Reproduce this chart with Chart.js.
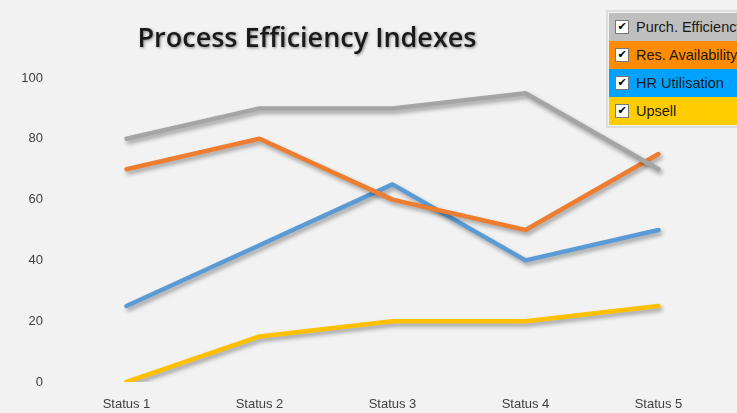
<!DOCTYPE html>
<html>
<head>
<meta charset="utf-8">
<script src="https://cdn.jsdelivr.net/npm/chart.js"></script>
<style>
  html, body { margin: 0; padding: 0; background: #f2f2f2; overflow: hidden; }
  #wrap { position: relative; width: 737px; height: 413px; }
  #legend {
    position: absolute; left: 606px; top: 10px; width: 160px;
    border: 2px solid #dcdcdc; border-right: none; background: #f2f2f2;
    padding: 1px 0 1px 1px;
    font-family: "Liberation Sans", Arial, sans-serif; font-size: 14.5px; color: #1a1a1a;
  }
  .row { height: 28px; display: flex; align-items: center; white-space: nowrap; }
  .box {
    width: 12px; height: 12px; background: #fff; border: 1px solid #777;
    margin: 0 7px 0 6px; font-size: 11px; line-height: 12px; text-align: center;
    font-weight: bold; color: #000; font-family: "DejaVu Sans", sans-serif;
  }
</style>
</head>
<body>
<div id="wrap">
  <canvas id="myChart"></canvas>
  <div id="legend"></div>
</div>
<script>
const categories = ['Status 1', 'Status 2', 'Status 3', 'Status 4', 'Status 5'];
const seriesNames = ['Purch. Efficiency', 'Res. Availability', 'HR Utilisation', 'Upsell'];
const purchEfficiency = [80, 90, 90, 95, 70];
const resAvailability = [70, 80, 60, 50, 75];
const hrUtilisation = [25, 45, 65, 40, 50];
const upsell = [0, 15, 20, 20, 25];
const yTicks = [0, 20, 40, 60, 80, 100];

const lineColors = ['#a5a5a5', '#ed7d31', '#5b9bd5', '#ffc000'];
const legendColors = ['#bfbfbf', '#ff8c00', '#00a2ff', '#ffcc00'];
const values = [purchEfficiency, resAvailability, hrUtilisation, upsell];

// legend made of html rows
const leg = document.getElementById('legend');
seriesNames.forEach((name, i) => {
  const r = document.createElement('div');
  r.className = 'row';
  r.style.background = legendColors[i];
  r.innerHTML = '<span class="box">✔</span><span>' + name + '</span>';
  leg.appendChild(r);
});

const shadowLines = {
  id: 'shadowLines',
  beforeDatasetDraw(chart) {
    const c = chart.ctx;
    c.save();
    c.shadowColor = 'rgba(0,0,0,0.35)';
    c.shadowBlur = 4;
    c.shadowOffsetX = 2;
    c.shadowOffsetY = 3;
  },
  afterDatasetDraw(chart) {
    chart.ctx.restore();
  }
};

const titleText = {
  id: 'titleText',
  afterDraw(chart) {
    const c = chart.ctx;
    c.save();
    c.font = '600 27px "Open Sans", "Liberation Sans", sans-serif';
    c.fillStyle = '#1a1a1a';
    c.textAlign = 'center';
    c.textBaseline = 'middle';
    c.shadowColor = 'rgba(0,0,0,0.45)';
    c.shadowBlur = 3;
    c.shadowOffsetX = 1;
    c.shadowOffsetY = 1;
    c.fillText('Process Efficiency Indexes', 307, 39);
    c.restore();
  }
};

const ctx = document.getElementById('myChart');

new Chart(ctx, {
  type: 'line',
  data: {
    labels: categories,
    datasets: seriesNames.map((n, i) => ({
      label: n,
      data: values[i],
      borderColor: lineColors[i],
      borderWidth: 4.5,
      borderCapStyle: 'round',
      borderJoinStyle: 'round',
      pointRadius: 0,
      tension: 0,
      fill: false,
    })),
  },
  options: {
    responsive: true,
    maintainAspectRatio: false,
    animation: false,
    events: [],
    layout: {
      padding: { left: 21, right: 12, top: 78, bottom: 1 }
    },
    plugins: {
      legend: false,
      title: false,
      tooltip: false,
    },
    scales: {
      x: {
        offset: true,
        grid: { display: false, drawTicks: false },
        border: { display: false },
        afterFit(axis) { axis.height = 30; },
        ticks: {
          color: '#404040',
          padding: 15,
          font: { family: '"Liberation Sans", Arial, sans-serif', size: 13 }
        }
      },
      y: {
        min: 0,
        max: 100,
        afterBuildTicks(axis) { axis.ticks = yTicks.map(v => ({ value: v })); },
        afterFit(axis) { axis.width = 39; },
        grid: { display: false, drawTicks: false },
        border: { display: false },
        ticks: {
          color: '#404040',
          padding: 17,
          font: { family: '"Liberation Sans", Arial, sans-serif', size: 13 }
        }
      }
    }
  },
  plugins: [shadowLines, titleText]
});
</script>
</body>
</html>
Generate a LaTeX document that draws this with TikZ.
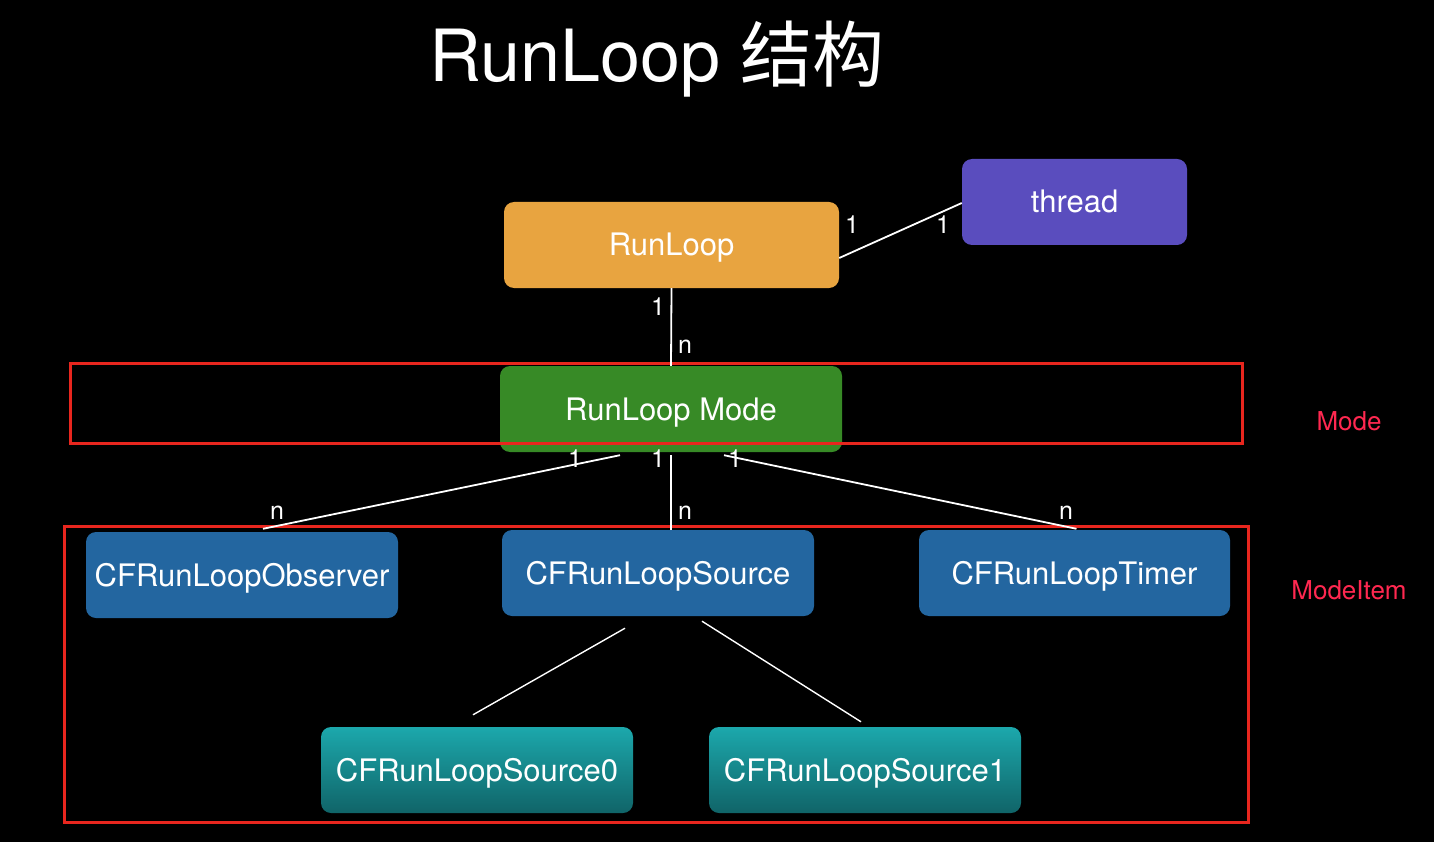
\documentclass[tikz,border=0pt]{standalone}
\usepackage{fontspec}
\setmainfont{TeX Gyre Heros}
\newfontfamily\cjk{Noto Sans CJK SC}
\definecolor{rlorange}{RGB}{232,164,64}
\definecolor{thpurple}{RGB}{90,77,190}
\definecolor{mdgreen}{RGB}{55,138,38}
\definecolor{itblue}{RGB}{35,102,160}
\definecolor{tealtop}{RGB}{28,168,172}
\definecolor{tealbot}{RGB}{16,100,104}
\definecolor{framered}{RGB}{232,38,30}
\definecolor{labpink}{RGB}{255,40,80}
\tikzset{
  box/.style={rounded corners=10pt, text=white, minimum width=312pt, minimum height=86pt,
    inner sep=0pt, text height=22pt, text depth=0pt, font=\fontsize{31}{37}\selectfont},
  tealbox/.style={box, top color=tealtop, bottom color=tealbot},
  frame/.style={draw=framered, line width=3pt, inner sep=0pt},
  conn/.style={draw=white, line width=1.8pt},
  lab/.style={text=white, inner sep=0pt, font=\fontsize{25}{30}\selectfont},
  side/.style={text=labpink, inner sep=0pt, font=\fontsize{26}{31}\selectfont}
}
\begin{document}
\begin{tikzpicture}[x=1pt,y=-1pt]
\fill[black] (0,0) rectangle (1434,842);
\useasboundingbox (0,0) rectangle (1434,842);

\node[text=white, anchor=base, inner sep=0pt, font=\fontsize{72}{86}\selectfont] (title) at (657,82) {RunLoop {\cjk 结构}};

\node[box, fill=rlorange, minimum width=335pt] (rl) at (671.5,245) {RunLoop};
\node[box, fill=thpurple, minimum width=225pt] (th) at (1074.5,202) {thread};
\node[box, fill=mdgreen, minimum width=342pt] (mode) at (671,409) {RunLoop Mode};
\node[box, fill=itblue] (obs) at (242,575) {CFRunLoopObserver};
\node[box, fill=itblue] (src) at (658,573) {CFRunLoopSource};
\node[box, fill=itblue, minimum width=311pt] (tim) at (1074.5,573) {CFRunLoopTimer};
\node[tealbox] (s0) at (477,770) {CFRunLoopSource0};
\node[tealbox] (s1) at (865,770) {CFRunLoopSource1};

\node[frame, minimum width=1172pt, minimum height=80pt] (mf) at (656,403) {};
\node[frame, minimum width=1184pt, minimum height=296pt] (itf) at (656,674) {};
\node[side] (mlab) at (1349,421) {Mode};
\node[side] (ilab) at (1349,590) {ModeItem};

\draw[conn] ([yshift=-13pt]rl.east) -- ([yshift=-1pt]th.west);
\draw[conn] (rl.south) -- (mode.north);
\draw[conn] ([xshift=-51pt,yshift=-3pt]mode.south) -- ([xshift=21pt,yshift=3pt]obs.north);
\draw[conn] ([yshift=-3pt]mode.south) -- (mode.south |- src.north);
\draw[conn] ([xshift=53pt,yshift=-3pt]mode.south) -- ([xshift=2pt,yshift=1pt]tim.north);
\draw[conn, line width=1.4pt] ([xshift=-33pt,yshift=-12pt]src.south) -- ([xshift=-4pt,yshift=12pt]s0.north);
\draw[conn, line width=1.4pt] ([xshift=44pt,yshift=-5pt]src.south) -- ([xshift=-4pt,yshift=5pt]s1.north);

\node[lab] (l1) at (852,225) {1};
\node[lab] (l2) at (943,225) {1};
\node[lab] (l3) at (658,307) {1};
\node[lab] (l4) at (685,347) {n};
\node[lab] (l5) at (575,459) {1};
\node[lab] (l6) at (658,459) {1};
\node[lab] (l7) at (735,459) {1};
\node[lab] (l8) at (277,513) {n};
\node[lab] (l9) at (685,513) {n};
\node[lab] (l10) at (1066,513) {n};
\end{tikzpicture}
\end{document}
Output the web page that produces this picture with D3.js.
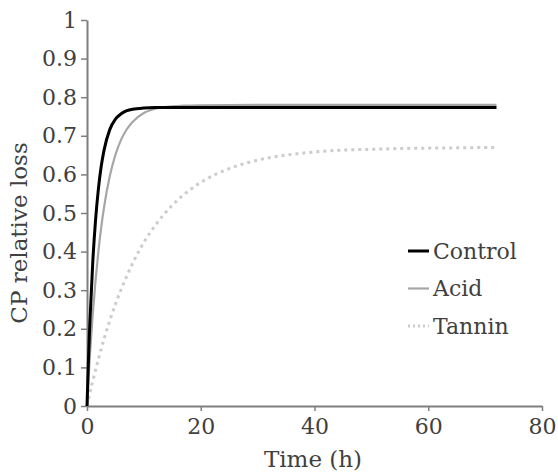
<!DOCTYPE html>
<html>
<head>
<meta charset="utf-8">
<script src="https://cdn.jsdelivr.net/npm/d3@7"></script>
<style>
  body { margin: 0; background: #fff; }
  text { font-family: "DejaVu Serif", serif; fill: #404040; }
</style>
</head>
<body>
<div id="chart"></div>
<script>

// values (time in h, relative CP loss)
var controlTime = [0, 0.25, 0.5, 1, 1.5, 2, 2.5, 3, 4, 5, 6, 7, 8, 10, 12, 20, 40, 72];
var controlLoss = [0, 0.116, 0.215, 0.369, 0.481, 0.562, 0.621, 0.663, 0.716, 0.743, 0.757, 0.765, 0.769, 0.772, 0.773, 0.773, 0.773, 0.773];

var acidTime = [0, 0.5, 1, 1.5, 2, 2.5, 3, 4, 5, 6, 7, 8, 10, 12, 14, 17, 20, 30, 72];
var acidLoss = [0, 0.129, 0.236, 0.325, 0.4, 0.463, 0.515, 0.595, 0.651, 0.69, 0.717, 0.736, 0.759, 0.77, 0.775, 0.778, 0.779, 0.78, 0.78];

var tanninTime = [0, 1, 2, 3, 4, 5, 6, 8, 10, 12, 15, 18, 21, 25, 30, 35, 40, 45, 50, 55, 60, 66, 72];
var tanninLoss = [0, 0.064, 0.121, 0.174, 0.221, 0.264, 0.302, 0.369, 0.424, 0.468, 0.52, 0.559, 0.588, 0.615, 0.637, 0.65, 0.658, 0.663, 0.665, 0.667, 0.668, 0.669, 0.67];

var seriesNames = ["Control", "Acid", "Tannin"];
var xTicks = [0, 20, 40, 60, 80];
var yTicks = [0, 0.1, 0.2, 0.3, 0.4, 0.5, 0.6, 0.7, 0.8, 0.9, 1];

var margin = { top: 20, right: 16, bottom: 68, left: 87 },
    width = 558 - margin.left - margin.right,
    height = 474 - margin.top - margin.bottom;

var svg = d3.select("#chart")
    .append("svg")
    .attr("width", 558)
    .attr("height", 474)
    .append("g")
    .attr("transform", "translate(" + margin.left + "," + margin.top + ")");

var x = d3.scaleLinear().domain([0, 80]).range([0, 455]);
var y = d3.scaleLinear().domain([0, 1]).range([height, 0]);

function zip(t, v) {
    return t.map(function (d, i) { return { t: d, v: v[i] }; });
}

var series = [
    { name: "Control", data: zip(controlTime, controlLoss), color: "#000000", width: 3, dash: null },
    { name: "Acid", data: zip(acidTime, acidLoss), color: "#a6a6a6", width: 2.2, dash: null },
    { name: "Tannin", data: zip(tanninTime, tanninLoss), color: "#cccccc", width: 3, dash: "3,4" }
];

// axes
var xAxis = svg.append("g")
    .attr("transform", "translate(0," + height + ")")
    .call(d3.axisBottom(x).tickValues(xTicks).tickSize(5).tickSizeOuter(0).tickFormat(d3.format("d")));

var yAxis = svg.append("g")
    .call(d3.axisLeft(y).tickValues(yTicks).tickSize(6).tickSizeOuter(0).tickFormat(function (d) { return d === 0 || d === 1 ? d : d3.format(".1f")(d); }));

[xAxis, yAxis].forEach(function (a) {
    a.select(".domain").attr("stroke", "#7f7f7f").attr("stroke-width", 2);
    a.selectAll(".tick line").attr("stroke", "#7f7f7f").attr("stroke-width", 1.5);
    a.selectAll(".tick text")
        .style("font-family", "DejaVu Serif, serif")
        .style("font-size", "22px")
        .attr("fill", "#404040");
});
xAxis.selectAll(".tick text").attr("dy", "0.9em");
yAxis.selectAll(".tick text").attr("x", -10);

// axis titles
svg.append("text")
    .attr("x", 226)
    .attr("y", height + 61)
    .attr("text-anchor", "middle")
    .style("font-size", "23px")
    .text("Time (h)");

svg.append("text")
    .attr("transform", "translate(-60," + (height / 2 + 20) + ") rotate(-90)")
    .attr("text-anchor", "middle")
    .style("font-size", "23px")
    .text("CP relative loss");

// lines
var line = d3.line()
    .x(function (d) { return x(d.t); })
    .y(function (d) { return y(d.v); })
    .curve(d3.curveMonotoneX);

svg.selectAll(".series")
    .data(series.slice().reverse())
    .join("path")
    .attr("class", "series")
    .attr("d", function (d) { return line(d.data); })
    .attr("fill", "none")
    .attr("stroke", function (d) { return d.color; })
    .attr("stroke-width", function (d) { return d.width; })
    .attr("stroke-dasharray", function (d) { return d.dash; });

// legend
var legend = svg.selectAll(".legend")
    .data(series)
    .join("g")
    .attr("class", "legend")
    .attr("transform", function (d, i) { return "translate(321," + (231 + i * 37.5) + ")"; });

legend.append("line")
    .attr("x1", 0)
    .attr("x2", 21)
    .attr("stroke", function (d) { return d.color; })
    .attr("stroke-width", function (d) { return d.width; })
    .attr("stroke-dasharray", function (d) { return d.dash ? "2,3" : null; });

legend.append("text")
    .attr("x", 25)
    .attr("dy", "0.35em")
    .style("font-size", "22px")
    .text(function (d, i) { return seriesNames[i]; });

</script>
</body>
</html>
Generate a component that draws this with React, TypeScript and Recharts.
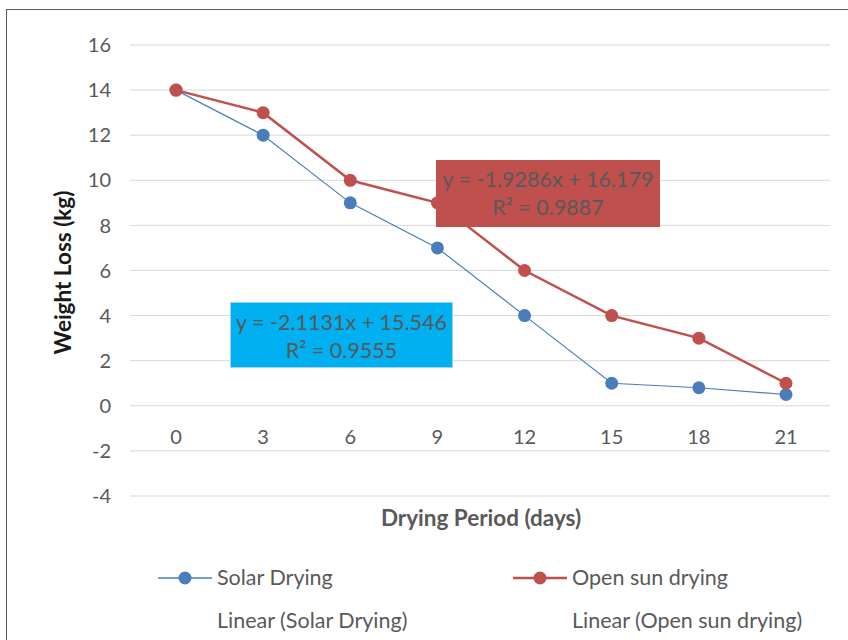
import React from "react";
import { LineChart, Line, XAxis, YAxis, CartesianGrid } from "recharts";

const days = [0, 3, 6, 9, 12, 15, 18, 21];
const solarDrying = [14, 12, 9, 7, 4, 1, 0.8, 0.5];
const openSunDrying = [14, 13, 10, 9, 6, 4, 3, 1];
const yTicks = [-4, -2, 0, 2, 4, 6, 8, 10, 12, 14, 16];
const seriesNames = ["Solar Drying", "Open sun drying"];
const trendNames = ["Linear (Solar Drying)", "Linear (Open sun drying)"];
const solarEq = ["y = -2.1131x + 15.546", "R² = 0.9555"];
const openEq = ["y = -1.9286x + 16.179", "R² = 0.9887"];

const data = days.map((d, i) => ({ day: d, solar: solarDrying[i], open: openSunDrying[i] }));

const FONT = "Lato, 'Open Sans', sans-serif";
const GRAY = "#595959";
const BLUE = "#4a7ebb";
const RED = "#c0504d";

const W = 848;
const H = 640;
const M = { top: 45, right: 18, left: 50, bottom: 114 };
const X_AXIS_H = 30;
const PLOT_H = H - M.top - M.bottom - X_AXIS_H;
const Y_MIN = -4;
const Y_MAX = 16;
const ZERO_OFFSET = (PLOT_H * (0 - Y_MIN)) / (Y_MAX - Y_MIN);

const XTick = (props: any) => {
  const { x, y, payload } = props;
  return (
    <text x={x} y={y - ZERO_OFFSET + 38} textAnchor="middle" fill={GRAY} fontSize={20} fontFamily={FONT}>
      {payload.value}
    </text>
  );
};

const ChartLegend = () => {
  const items = [
    { name: seriesNames[0], trend: trendNames[0], color: BLUE, width: 1.5, x: 158 },
    { name: seriesNames[1], trend: trendNames[1], color: RED, width: 2.5, x: 513 },
  ];
  return (
    <svg width={W} height={90} style={{ position: "absolute", left: 0, top: 555, display: "block" }}>
      {items.map((it) => (
        <g key={it.name}>
          <line x1={it.x} x2={it.x + 54} y1={23} y2={23} stroke={it.color} strokeWidth={it.width} />
          <circle cx={it.x + 27} cy={23} r={6.5} fill={it.color} />
          <text x={it.x + 59} y={30} fill={GRAY} fontSize={21.5} fontFamily={FONT}>
            {it.name}
          </text>
          <text x={it.x + 59} y={73} fill={GRAY} fontSize={21.5} fontFamily={FONT}>
            {it.trend}
          </text>
        </g>
      ))}
    </svg>
  );
};

const boxText: React.CSSProperties = {
  position: "absolute",
  fontFamily: FONT,
  fontSize: 21.5,
  color: GRAY,
  textAlign: "center",
  lineHeight: "28px",
  boxSizing: "border-box",
  paddingTop: 5,
};

export default function App() {
  return (
    <div style={{ position: "fixed", left: 0, top: 0, width: W, height: H, background: "#fff", overflow: "hidden" }}>
      <div
        style={{
          position: "absolute",
          left: 6,
          top: 9,
          width: W,
          height: H,
          borderLeft: "1px solid #5a5a5a",
          borderTop: "1px solid #5a5a5a",
        }}
      />
      <div style={{ position: "absolute", left: 0, top: 0 }}>
        <LineChart width={W} height={H} data={data} margin={M}>
          <CartesianGrid vertical={false} stroke="#d9d9d9" strokeWidth={1} />
          <XAxis
            dataKey="day"
            type="category"
            axisLine={false}
            tickLine={false}
            tickSize={0}
            tickMargin={0}
            height={X_AXIS_H}
            padding={{ left: 46, right: 44 }}
            tick={<XTick />}
            interval={0}
            label={() => (
              <text
                x={481}
                y={526}
                textAnchor="middle"
                fill={GRAY}
                fontSize={22.5}
                fontWeight="bold"
                fontFamily={FONT}
              >
                Drying Period (days)
              </text>
            )}
          />
          <YAxis
            type="number"
            domain={[Y_MIN, Y_MAX]}
            ticks={yTicks}
            width={80}
            axisLine={false}
            tickLine={false}
            tickSize={0}
            tickMargin={19}
            interval={0}
            tick={{ fill: GRAY, fontSize: 20, fontFamily: FONT }}
            label={(props: any) => {
              const vb = props.viewBox;
              const cx = 62;
              const cy = vb.y + vb.height / 2 + 2;
              return (
                <text
                  x={cx}
                  y={cy}
                  textAnchor="middle"
                  dominantBaseline="central"
                  transform={`rotate(-90, ${cx}, ${cy})`}
                  fill="#1a1a1a"
                  fontSize={22.5}
                  fontWeight="bold"
                  fontFamily={FONT}
                >
                  Weight Loss (kg)
                </text>
              );
            }}
          />
          <Line
            dataKey="solar"
            name={seriesNames[0]}
            stroke={BLUE}
            strokeWidth={1.2}
            dot={{ r: 6.5, fill: BLUE, stroke: BLUE, strokeWidth: 0 }}
            isAnimationActive={false}
          />
          <Line
            dataKey="open"
            name={seriesNames[1]}
            stroke={RED}
            strokeWidth={2.5}
            dot={{ r: 6.5, fill: RED, stroke: RED, strokeWidth: 0 }}
            isAnimationActive={false}
          />
        </LineChart>
      </div>
      <ChartLegend />
      <div style={{ ...boxText, left: 436, top: 160, width: 224, height: 67, background: RED }}>
        <div>{openEq[0]}</div>
        <div>{openEq[1]}</div>
      </div>
      <div
        style={{
          ...boxText,
          left: 230,
          top: 302,
          width: 223,
          height: 66,
          background: "#00b0f0",
          border: "1px solid #9bd7f5",
        }}
      >
        <div>{solarEq[0]}</div>
        <div>{solarEq[1]}</div>
      </div>
    </div>
  );
}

---------------

Print the line above containing "Output the web", the line containing "var y = d3.scaleLinear().domain([0, 1]).range([height, 0]);", and everything between them, exactly as written. Pictures stay out.

Output the web page that produces this picture with D3.js.
<!DOCTYPE html>
<html>
<head>
<meta charset="utf-8">
<script src="https://cdn.jsdelivr.net/npm/d3@7"></script>
<style>
  body { margin: 0; background: #fff; }
  text { font-family: "DejaVu Serif", serif; fill: #404040; }
</style>
</head>
<body>
<div id="chart"></div>
<script>

// values (time in h, relative CP loss)
var controlTime = [0, 0.25, 0.5, 1, 1.5, 2, 2.5, 3, 4, 5, 6, 7, 8, 10, 12, 20, 40, 72];
var controlLoss = [0, 0.116, 0.215, 0.369, 0.481, 0.562, 0.621, 0.663, 0.716, 0.743, 0.757, 0.765, 0.769, 0.772, 0.773, 0.773, 0.773, 0.773];

var acidTime = [0, 0.5, 1, 1.5, 2, 2.5, 3, 4, 5, 6, 7, 8, 10, 12, 14, 17, 20, 30, 72];
var acidLoss = [0, 0.129, 0.236, 0.325, 0.4, 0.463, 0.515, 0.595, 0.651, 0.69, 0.717, 0.736, 0.759, 0.77, 0.775, 0.778, 0.779, 0.78, 0.78];

var tanninTime = [0, 1, 2, 3, 4, 5, 6, 8, 10, 12, 15, 18, 21, 25, 30, 35, 40, 45, 50, 55, 60, 66, 72];
var tanninLoss = [0, 0.064, 0.121, 0.174, 0.221, 0.264, 0.302, 0.369, 0.424, 0.468, 0.52, 0.559, 0.588, 0.615, 0.637, 0.65, 0.658, 0.663, 0.665, 0.667, 0.668, 0.669, 0.67];

var seriesNames = ["Control", "Acid", "Tannin"];
var xTicks = [0, 20, 40, 60, 80];
var yTicks = [0, 0.1, 0.2, 0.3, 0.4, 0.5, 0.6, 0.7, 0.8, 0.9, 1];

var margin = { top: 20, right: 16, bottom: 68, left: 87 },
    width = 558 - margin.left - margin.right,
    height = 474 - margin.top - margin.bottom;

var svg = d3.select("#chart")
    .append("svg")
    .attr("width", 558)
    .attr("height", 474)
    .append("g")
    .attr("transform", "translate(" + margin.left + "," + margin.top + ")");

var x = d3.scaleLinear().domain([0, 80]).range([0, 455]);
var y = d3.scaleLinear().domain([0, 1]).range([height, 0]);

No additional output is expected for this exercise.